There’s a weird habit in football chat where two folk say the same thing, but one gets branded “negative” for it. That’s exactly how this set-piece debate feels right now. We’ve clearly looked more solid defensively, and that’s a positive. But it doesn’t cancel out the other worry: we still need to be sharper in the final third if we’re serious about winning the league.


Set-plays are a weapon, not a plan

No Rangers fan is sitting raging because we score from corners or free-kicks. Set-plays win games, and over a season they can be the difference between a title challenge and falling short. The issue is when it starts to look like the main route, rather than one of a few routes.

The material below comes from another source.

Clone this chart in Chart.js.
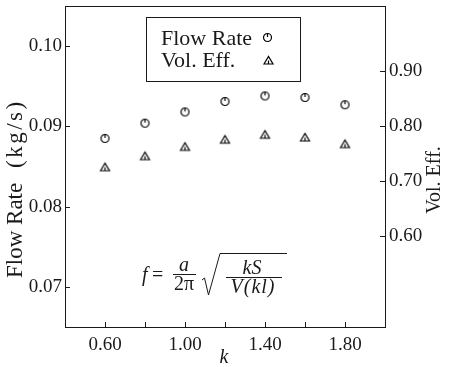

If a big proportion of your goals are coming from dead-ball situations, you’re living on fine margins. One missed delivery, one decision that goes against you, one defensive lapse at the other end, and suddenly you’re dropping points. That’s not “moaning”, it’s just looking at the shape of how games play out.


The final third is still where it sticks

When folk say we need to do better in the final third, that’s basically another way of saying we need more goals from open play. Better combinations, better decision-making, more runners arriving at the right time. All the stuff that turns possession into proper chances rather than hopeful crosses and broken phases.

You can see it in matches where the opposition sit in and wait. We might control territory, we might keep the ball, but if we’re not carving teams open often enough then every game stays on a knife-edge. That’s why the reliance on set plays can feel a bit uncomfortable, even when it’s working.


Late goals can mask the bigger picture

Take the Dundee game example. Scoring in injury time is brilliant, and it shows character. But it can also flatter the performance if the goals come because the other side have to open up chasing an equaliser. On a different day, they nick one late from a corner and you’re staring at a draw and asking the same questions again.

Truth is, if Rangers were routinely scoring earlier from open play, that late-game anxiety doesn’t hang over everything. We’d be managing matches, not hanging around for them to break.

So aye, I’ll take the defensive improvement all day long. Now let’s see the same step forward in open play quality, because that’s what turns “solid” into “champions”.